The listing below begins with the first line you should copy; stop after the line containing "return ((px - 637) / S, (406 - py) / S)", and drop every picture.

__Given data__
--- start ---

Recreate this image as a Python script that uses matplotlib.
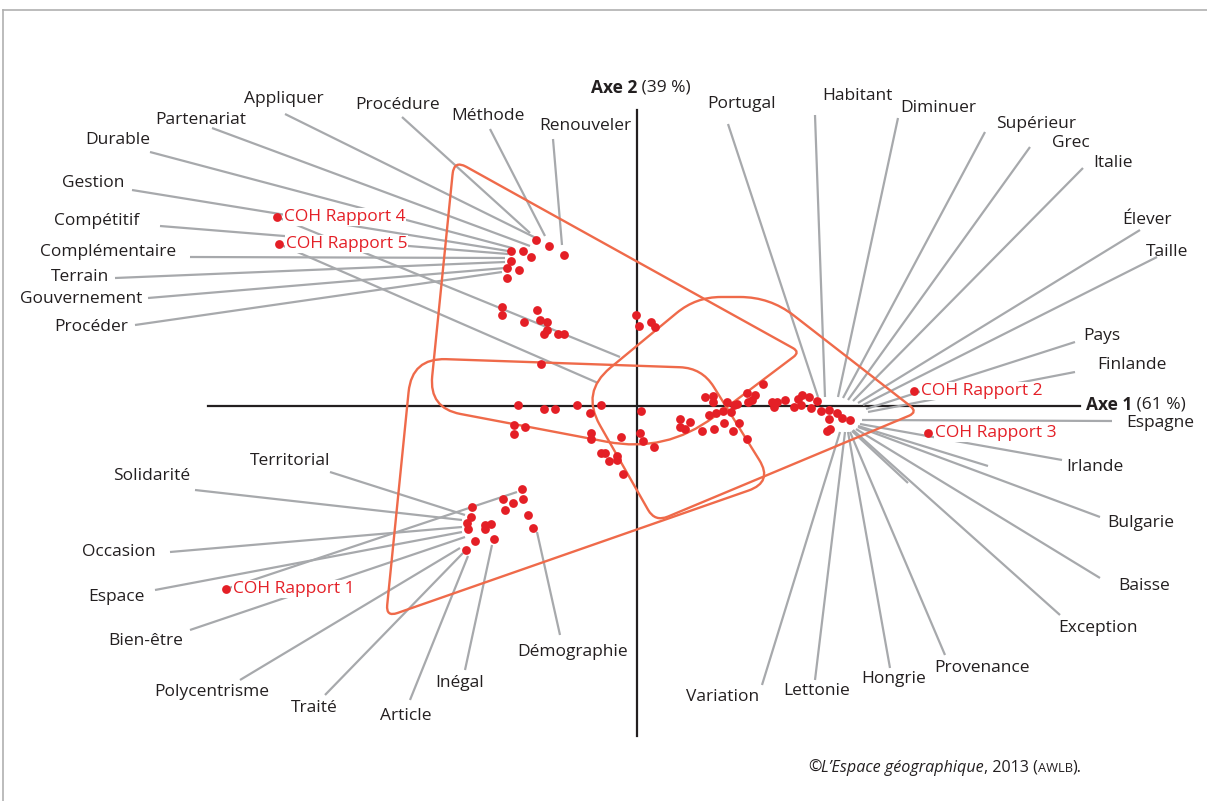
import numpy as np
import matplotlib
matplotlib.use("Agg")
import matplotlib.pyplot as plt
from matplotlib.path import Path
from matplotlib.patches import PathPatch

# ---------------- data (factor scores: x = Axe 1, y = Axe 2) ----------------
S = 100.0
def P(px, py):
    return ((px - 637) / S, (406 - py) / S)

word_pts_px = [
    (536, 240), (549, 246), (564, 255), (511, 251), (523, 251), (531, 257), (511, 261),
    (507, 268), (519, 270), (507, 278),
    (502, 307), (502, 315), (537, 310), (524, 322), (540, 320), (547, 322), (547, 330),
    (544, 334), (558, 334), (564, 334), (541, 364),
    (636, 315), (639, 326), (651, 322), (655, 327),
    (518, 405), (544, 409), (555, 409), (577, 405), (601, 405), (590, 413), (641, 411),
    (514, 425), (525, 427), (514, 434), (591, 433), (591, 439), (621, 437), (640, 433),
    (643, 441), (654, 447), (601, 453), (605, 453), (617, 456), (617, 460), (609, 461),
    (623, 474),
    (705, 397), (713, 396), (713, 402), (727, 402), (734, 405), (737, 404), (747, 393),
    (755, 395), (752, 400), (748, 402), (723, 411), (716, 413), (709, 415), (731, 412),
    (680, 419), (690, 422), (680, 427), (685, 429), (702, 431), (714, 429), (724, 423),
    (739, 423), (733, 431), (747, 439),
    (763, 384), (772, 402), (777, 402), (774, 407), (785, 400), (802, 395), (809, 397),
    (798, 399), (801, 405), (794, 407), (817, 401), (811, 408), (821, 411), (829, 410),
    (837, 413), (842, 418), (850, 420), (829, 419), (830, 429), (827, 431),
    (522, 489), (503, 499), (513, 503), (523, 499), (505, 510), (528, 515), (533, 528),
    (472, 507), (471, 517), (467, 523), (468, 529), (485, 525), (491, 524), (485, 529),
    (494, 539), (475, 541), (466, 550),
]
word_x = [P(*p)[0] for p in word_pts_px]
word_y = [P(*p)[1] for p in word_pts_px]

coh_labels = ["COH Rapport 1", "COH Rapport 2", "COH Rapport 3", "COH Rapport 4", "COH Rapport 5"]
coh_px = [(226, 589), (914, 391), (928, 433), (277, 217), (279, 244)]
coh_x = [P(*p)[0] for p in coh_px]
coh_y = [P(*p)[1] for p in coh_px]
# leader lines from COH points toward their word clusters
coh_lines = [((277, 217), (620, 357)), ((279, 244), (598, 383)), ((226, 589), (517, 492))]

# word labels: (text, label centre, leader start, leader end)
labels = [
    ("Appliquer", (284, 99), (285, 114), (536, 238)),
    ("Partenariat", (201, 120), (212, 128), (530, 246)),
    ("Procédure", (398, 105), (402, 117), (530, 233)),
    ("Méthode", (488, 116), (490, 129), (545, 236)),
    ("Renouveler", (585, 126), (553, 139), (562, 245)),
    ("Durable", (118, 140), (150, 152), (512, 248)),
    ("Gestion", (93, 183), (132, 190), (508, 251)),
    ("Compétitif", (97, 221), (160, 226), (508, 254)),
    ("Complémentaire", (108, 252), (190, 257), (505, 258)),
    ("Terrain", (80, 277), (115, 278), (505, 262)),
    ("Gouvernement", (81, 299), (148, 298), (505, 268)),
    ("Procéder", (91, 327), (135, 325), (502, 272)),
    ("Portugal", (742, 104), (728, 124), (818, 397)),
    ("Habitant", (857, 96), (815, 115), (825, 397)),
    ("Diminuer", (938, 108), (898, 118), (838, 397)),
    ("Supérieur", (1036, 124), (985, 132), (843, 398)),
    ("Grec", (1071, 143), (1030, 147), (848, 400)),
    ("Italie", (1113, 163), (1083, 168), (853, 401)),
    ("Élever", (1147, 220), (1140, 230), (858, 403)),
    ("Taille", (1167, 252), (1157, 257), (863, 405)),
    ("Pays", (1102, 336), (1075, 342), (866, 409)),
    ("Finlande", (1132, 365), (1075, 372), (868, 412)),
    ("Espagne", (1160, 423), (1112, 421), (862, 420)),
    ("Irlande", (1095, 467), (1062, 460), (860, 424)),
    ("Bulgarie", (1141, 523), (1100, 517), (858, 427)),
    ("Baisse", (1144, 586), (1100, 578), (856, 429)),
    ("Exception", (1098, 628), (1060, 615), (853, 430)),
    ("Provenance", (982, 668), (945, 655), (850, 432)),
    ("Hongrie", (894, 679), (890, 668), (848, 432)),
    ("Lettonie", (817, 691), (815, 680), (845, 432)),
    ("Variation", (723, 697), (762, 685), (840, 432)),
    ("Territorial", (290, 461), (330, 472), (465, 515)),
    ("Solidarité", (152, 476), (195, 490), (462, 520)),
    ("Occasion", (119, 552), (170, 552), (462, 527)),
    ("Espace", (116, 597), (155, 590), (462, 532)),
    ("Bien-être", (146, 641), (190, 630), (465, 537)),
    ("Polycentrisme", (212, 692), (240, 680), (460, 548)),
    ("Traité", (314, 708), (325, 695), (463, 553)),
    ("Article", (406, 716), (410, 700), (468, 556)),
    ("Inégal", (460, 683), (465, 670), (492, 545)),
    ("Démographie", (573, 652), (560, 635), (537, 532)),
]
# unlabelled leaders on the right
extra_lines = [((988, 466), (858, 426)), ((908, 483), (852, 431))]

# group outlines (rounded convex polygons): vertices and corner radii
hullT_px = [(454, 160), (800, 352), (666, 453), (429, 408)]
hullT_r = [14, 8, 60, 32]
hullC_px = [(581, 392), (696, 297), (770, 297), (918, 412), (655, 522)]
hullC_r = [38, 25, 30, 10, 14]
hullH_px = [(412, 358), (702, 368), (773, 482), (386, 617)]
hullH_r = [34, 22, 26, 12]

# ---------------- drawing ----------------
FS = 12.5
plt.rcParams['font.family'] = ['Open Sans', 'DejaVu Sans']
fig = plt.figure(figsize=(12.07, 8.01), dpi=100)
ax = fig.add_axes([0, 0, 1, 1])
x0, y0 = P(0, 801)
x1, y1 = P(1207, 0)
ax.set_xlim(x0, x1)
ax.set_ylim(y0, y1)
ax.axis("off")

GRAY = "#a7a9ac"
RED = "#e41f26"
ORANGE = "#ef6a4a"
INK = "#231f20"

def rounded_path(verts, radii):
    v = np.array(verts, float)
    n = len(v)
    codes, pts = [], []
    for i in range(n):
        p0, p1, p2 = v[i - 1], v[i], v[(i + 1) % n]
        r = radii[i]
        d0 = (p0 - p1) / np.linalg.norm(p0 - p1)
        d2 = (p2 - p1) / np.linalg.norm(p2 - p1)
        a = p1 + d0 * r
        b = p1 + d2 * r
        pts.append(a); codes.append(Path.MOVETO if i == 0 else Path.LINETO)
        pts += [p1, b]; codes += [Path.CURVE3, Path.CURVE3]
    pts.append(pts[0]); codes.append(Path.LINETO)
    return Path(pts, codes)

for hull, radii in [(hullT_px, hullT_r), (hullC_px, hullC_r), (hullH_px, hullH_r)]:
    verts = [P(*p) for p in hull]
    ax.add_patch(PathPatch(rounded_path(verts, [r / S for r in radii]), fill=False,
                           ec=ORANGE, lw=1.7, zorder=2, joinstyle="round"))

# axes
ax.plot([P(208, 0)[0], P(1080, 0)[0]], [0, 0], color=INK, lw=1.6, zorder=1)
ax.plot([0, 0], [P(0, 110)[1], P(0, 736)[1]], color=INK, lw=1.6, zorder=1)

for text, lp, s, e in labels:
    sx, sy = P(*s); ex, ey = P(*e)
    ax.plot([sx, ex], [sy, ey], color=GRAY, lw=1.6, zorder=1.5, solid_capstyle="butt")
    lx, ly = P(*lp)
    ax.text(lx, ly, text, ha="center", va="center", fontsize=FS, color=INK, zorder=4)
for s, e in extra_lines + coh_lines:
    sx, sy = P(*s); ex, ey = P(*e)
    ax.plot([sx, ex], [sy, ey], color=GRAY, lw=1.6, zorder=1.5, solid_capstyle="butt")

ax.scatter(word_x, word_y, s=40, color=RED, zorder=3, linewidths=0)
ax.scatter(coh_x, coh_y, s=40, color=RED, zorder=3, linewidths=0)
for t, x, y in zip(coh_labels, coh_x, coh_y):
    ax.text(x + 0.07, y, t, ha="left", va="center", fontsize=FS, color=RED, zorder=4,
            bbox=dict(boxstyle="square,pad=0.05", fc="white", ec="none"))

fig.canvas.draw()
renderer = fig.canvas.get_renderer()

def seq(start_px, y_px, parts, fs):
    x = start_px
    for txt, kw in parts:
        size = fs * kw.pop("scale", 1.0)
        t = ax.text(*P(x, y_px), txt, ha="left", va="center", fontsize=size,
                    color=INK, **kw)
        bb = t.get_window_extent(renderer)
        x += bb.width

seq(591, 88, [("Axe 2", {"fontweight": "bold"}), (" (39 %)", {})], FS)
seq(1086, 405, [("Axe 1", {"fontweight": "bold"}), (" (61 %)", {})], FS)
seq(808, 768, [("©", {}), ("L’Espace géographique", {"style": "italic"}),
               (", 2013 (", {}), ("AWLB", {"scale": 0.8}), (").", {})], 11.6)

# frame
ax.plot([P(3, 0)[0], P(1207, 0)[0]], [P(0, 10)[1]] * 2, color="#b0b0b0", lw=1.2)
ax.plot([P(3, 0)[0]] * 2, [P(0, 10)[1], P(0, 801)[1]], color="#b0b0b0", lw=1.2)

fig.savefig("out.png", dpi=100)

--- end ---

__Finished answer__
Recreate this image as a Python script that uses matplotlib.
import numpy as np
import matplotlib
matplotlib.use("Agg")
import matplotlib.pyplot as plt
from matplotlib.path import Path
from matplotlib.patches import PathPatch

# ---------------- data (factor scores: x = Axe 1, y = Axe 2) ----------------
S = 100.0
def P(px, py):
    return ((px - 637) / S, (406 - py) / S)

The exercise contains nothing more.